The Maine State House is seen Monday, Nov. 12, 2018, in Augusta, Maine.
Robert F. Bukaty
/
AP
The Maine State House is seen Monday, Nov. 12, 2018, in Augusta, Maine.

One agency that did not receive a boost from the governor's $1.2 billion supplemental budget was Maine's Commission on Indigent Legal Services. The funding snub has rekindled questions for some over the future of Maine's embattled public defense system.

The commission was seeking more than $9 million to bolster services it provides, but the final spending bill was signed without additional funding. Maine does not have public defender's office. Instead, the commission contracts with private attorneys to provide constitutionally mandated legal counsel to the accused- but the system has come under fire in at least two recent reports and a class action civil rights lawsuit.

"It would be disappointing to me not to continue to make progress, because the system is at real risk," said Justin Andrus, who has been the director of the Maine Commission on Indigent Legal Services since last year.

He says the commission has worked to fix problems highlighted in a 2020 government watchdog report — problems such as the need for more training and better billing practices by attorneys. More funding, he says, would support those improvements. The state is legally bound to provide defense services, but Andrus says getting lawyers to do the job has gotten harder in just the last three years. Many have dropped out or aged out of the pool.

"We had lost 47% of our capacity to staff cases. During that same period, we saw the number of assignments our attorneys were responsible for reaching all time highs of over 28,000 cases per year.
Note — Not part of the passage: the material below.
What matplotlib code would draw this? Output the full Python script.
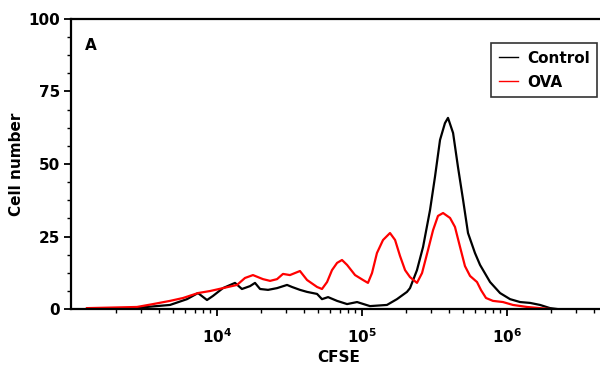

We're on track for that again," Andrus says.

Meanwhile, a backlog of cases continues to grow.

Andrus says the commission was seeking funds for research services and training, piloting a public defenders' office in Kennebec and Somerset Counties, a rural defense team, and offering a rate increase for attorneys from $80 per hour to $100 per hour.

A spokesperson from House Speaker Ryan Fecteau's office responded in an email that lawmakers "increased access to justice" last year by boosting the pay reimbursements for attorneys from $60 to $80 per hour, and that more action on the MCILS proposals could still be taken through the Special Appropriations Table.

Meanwhile, the ACLU of Maine last month filed a lawsuit against the MCILS for allegedly failing in its sixth amendment duty to provide competent legal defense services.